O conflito em Gaza é particularmente complexo, com raízes históricas, políticas e religiosas que transcendem a vontade de qualquer líder, por mais carismático que seja. O Papa poderia pressionar Israel, o Hamas e a comunidade internacional a permitir a entrada de ajuda humanitária e negociar o fim das hostilidades, mas uma solução definitiva pode exigir um esforço coletivo que transcenda sua liderança.
Mural de Emanelle Blake na Irlanda (Foto: reprodução)
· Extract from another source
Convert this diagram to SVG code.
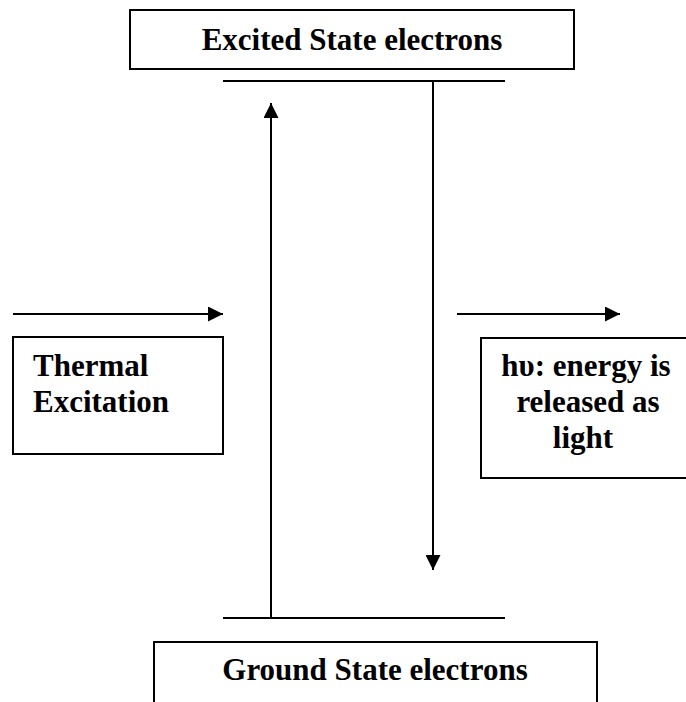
<svg xmlns="http://www.w3.org/2000/svg" width="686" height="702" viewBox="0 0 686 702">
<defs>
<style>
.box{fill:#fff;stroke:#000;stroke-width:2}
.ln{stroke:#000;stroke-width:2;fill:none}
.t{font-family:"Liberation Serif","Times New Roman",serif;font-weight:bold;font-size:31px;fill:#000}
</style>
<marker id="ah" viewBox="0 0 15 15" refX="15" refY="7.5" markerWidth="15" markerHeight="15" markerUnits="userSpaceOnUse" orient="auto">
<path d="M0,0 L15,7.5 L0,15 Z" fill="#000"/>
</marker>
</defs>
<rect width="686" height="702" fill="#fff"/>
<g id="excited">
<rect class="box" x="130" y="10" width="444" height="59"/>
<text class="t" x="352" y="50" text-anchor="middle">Excited State electrons</text>
</g>
<g id="thermal">
<rect class="box" x="13" y="337" width="210" height="117"/>
<text class="t" x="33" y="376">Thermal</text>
<text class="t" x="33" y="412">Excitation</text>
</g>
<g id="light">
<rect class="box" x="481" y="338" width="215" height="140"/>
<text class="t" x="586" y="376" text-anchor="middle">hυ: energy is</text>
<text class="t" x="588" y="412" text-anchor="middle">released as</text>
<text class="t" x="583" y="448" text-anchor="middle">light</text>
</g>
<g id="ground">
<rect class="box" x="154" y="642" width="443" height="80"/>
<text class="t" x="375" y="680" text-anchor="middle">Ground State electrons</text>
</g>
<g id="connectors">
<line class="ln" x1="223" y1="81" x2="505" y2="81"/>
<line class="ln" x1="223" y1="618" x2="505" y2="618"/>
<line class="ln" x1="271" y1="618" x2="271" y2="103" marker-end="url(#ah)"/>
<line class="ln" x1="433" y1="81" x2="433" y2="570" marker-end="url(#ah)"/>
<line class="ln" x1="13" y1="314" x2="223" y2="314" marker-end="url(#ah)"/>
<line class="ln" x1="457" y1="314" x2="620" y2="314" marker-end="url(#ah)"/>
</g>
</svg>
Em seu apelo, Madonna eleva o Papa a um status quase mítico: "o único" capaz de entrar em Gaza. Mas essa declaração, embora comovente, não é totalmente precisa. Outros atores — líderes políticos, organizações internacionais e movimentos de cidadãos — também desempenham um papel crucial na busca pela paz. Especialmente o presidente Trump, grande aliado e amigo de Netanyahu.
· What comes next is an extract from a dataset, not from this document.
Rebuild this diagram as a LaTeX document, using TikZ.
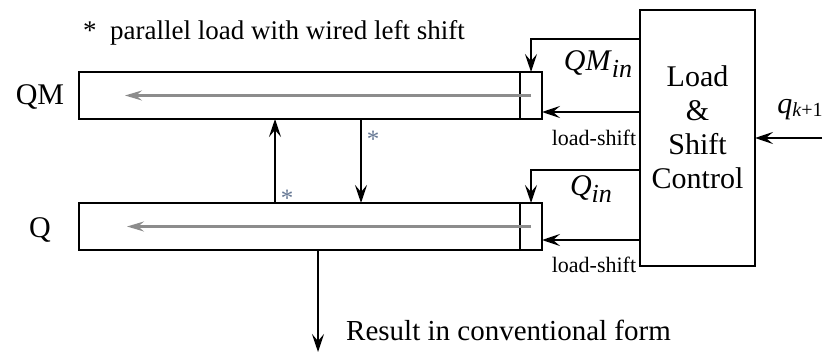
\documentclass[tikz,border=0pt]{standalone}
\usepackage{fontspec}
\setmainfont{Liberation Serif}
\usepackage{xcolor}
\definecolor{shiftgray}{HTML}{8C8C8C}
\definecolor{stargray}{HTML}{667894}
\usetikzlibrary{arrows.meta,positioning}
\tikzset{
  regnode/.style={
    rectangle, draw, line width=1.8pt, minimum height=47pt,
    inner sep=0pt, outer sep=0pt
  },
  ctrlnode/.style={
    rectangle, draw, line width=1.8pt, minimum width=115pt,
    minimum height=256pt, inner sep=0pt, outer sep=0pt
  },
  biglabel/.style={font=\fontsize{30}{34}\selectfont, align=center, inner sep=0pt},
  notelabel/.style={font=\fontsize{27}{30}\selectfont, inner sep=0pt},
  siglabel/.style={font=\fontsize{22}{24}\selectfont, inner sep=0pt},
  starlabel/.style={font=\fontsize{25}{26}\selectfont, text=stargray, inner sep=0pt},
  arrow/.style={-{Stealth[length=18pt,width=12pt,inset=7pt]}, line width=1.8pt},
  shiftarrow/.style={-{Stealth[length=17pt,width=10pt,inset=6pt]}, line width=2.4pt, draw=shiftgray}
}

\begin{document}
\begin{tikzpicture}[x=1pt,y=-1pt]
  \useasboundingbox (0,0) rectangle (825,353);

  % Note
  \node[notelabel, anchor=west] (note) at (83,33)
  {*~~parallel load with wired left shift};

  % Registers
  \node[regnode, minimum width=441pt] (qmreg) at (299.5,95.5) {};
  \node[regnode, minimum width=22pt] (qmlsb) at (531,95.5) {};
  \node[regnode, minimum width=441pt] (qreg) at (299.5,226.5) {};
  \node[regnode, minimum width=22pt] (qlsb) at (531,226.5) {};

  \node[biglabel] (qmname) at (40,97) {QM};
  \node[biglabel] (qname) at (40,230) {Q};

  % Control
  \node[ctrlnode] (ctrl) at (697.5,138) {};
  \node[biglabel] (ctrltext) at (697.5,127) {Load\\\&\\Shift\\Control};

  % Shift direction inside registers
  \draw[shiftarrow] (qmlsb.center) -- ([xshift=46pt]qmreg.west);
  \draw[shiftarrow] (qlsb.center) -- ([xshift=48pt]qreg.west);

  % Control lines
  \draw[arrow] (ctrl.west |- 0,39) -| (qmlsb.north);
  \draw[arrow] (ctrl.west |- 0,112) -- (qmlsb.east |- 0,112);
  \draw[arrow] (ctrl.west |- 0,170) -| (qlsb.north);
  \draw[arrow] (ctrl.west |- 0,240) -- (qlsb.east |- 0,240);

  \node[biglabel] (qmin) at (598,64)
  {\textit{QM}\raisebox{-7pt}{\fontsize{26}{28}\selectfont\textit{in}}};
  \node[biglabel] (qinlabel) at (591,189)
  {\textit{Q}\raisebox{-7pt}{\fontsize{26}{28}\selectfont\textit{in}}};
  \node[siglabel] (lsqm) at (594,138) {load-shift};
  \node[siglabel] (lsq) at (594,265) {load-shift};

  % Next quotient digit
  \coordinate (qnext) at (822,138);
  \draw[arrow] (qnext) -- (ctrl.east);
  \node[biglabel] (qk) at (800,110)
  {\textit{q}\raisebox{-3pt}{\fontsize{20}{22}\selectfont\textit{k}+1}};

  % Parallel load between registers
  \draw[arrow] (qreg.north -| 275,0) -- (qmreg.south -| 275,0);
  \draw[arrow, line width=2.4pt] (qmreg.south -| 361,0) -- (qreg.north -| 361,0);
  \node[starlabel] (starup) at (287,198) {*};
  \node[starlabel] (stardown) at (373,139) {*};

  % Result
  \coordinate (res) at (318,352);
  \draw[arrow] (qreg.south -| res) -- (res);
  \node[notelabel, anchor=west, font=\fontsize{29}{32}\selectfont] (reslabel) at (346,330)
  {Result in conventional form};

\end{tikzpicture}
\end{document}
No entanto, é verdade que o Papa possui algo único: sua autoridade moral e sua capacidade de mobilizar consciências em escala global. Um Papa em Gaza não seria apenas um símbolo, mas um tapa na cara da indiferença mundial. Se Leão XIV exigisse publicamente a entrada em Gaza, mesmo que lhe fosse negada, o impacto seria inegável.
Seu gesto desafiaria os líderes da guerra, destacando sua responsabilidade pelo sofrimento de pessoas inocentes. Além disso, poderia inspirar a comunidade internacional a agir com mais urgência para garantir ajuda humanitária e pressionar por um cessar-fogo.
Foto: Ali Jadallah | Anadolu Ajansi
A viagem do Papa a Gaza não é uma utopia, mas também não é uma solução mágica. Seria um ato de coragem, um desafio aos poderosos e um abraço aos esquecidos. O grande abraço que os palestinos aguardam e que o mundo anseia por ver. Mesmo que não interrompa a guerra imediatamente, poderá mover as peças no tabuleiro de xadrez global, forçando os líderes (especialmente Netanyahu e Trump) a se olharem no espelho de sua própria desumanidade.
Assim como Francisco na África Central, outro Papa, Leão XIV, poderia ser o profeta que desperta as consciências e abre caminho para a paz. Mas, para isso, Prevost precisa estar disposto a correr o risco. Porque, como disse João Paulo II, "a paz não é apenas a ausência de guerra, mas a presença da justiça". E em Gaza, a justiça continua sendo uma dívida pendente.
Santidade, deixe-se guiar pelo seu coração e pela imensa pulsação do mundo inteiro. A Palestina precisa de você, e as crianças e os famintos não podem esperar mais . E o Padre Romanelli respiraria aliviado, finalmente!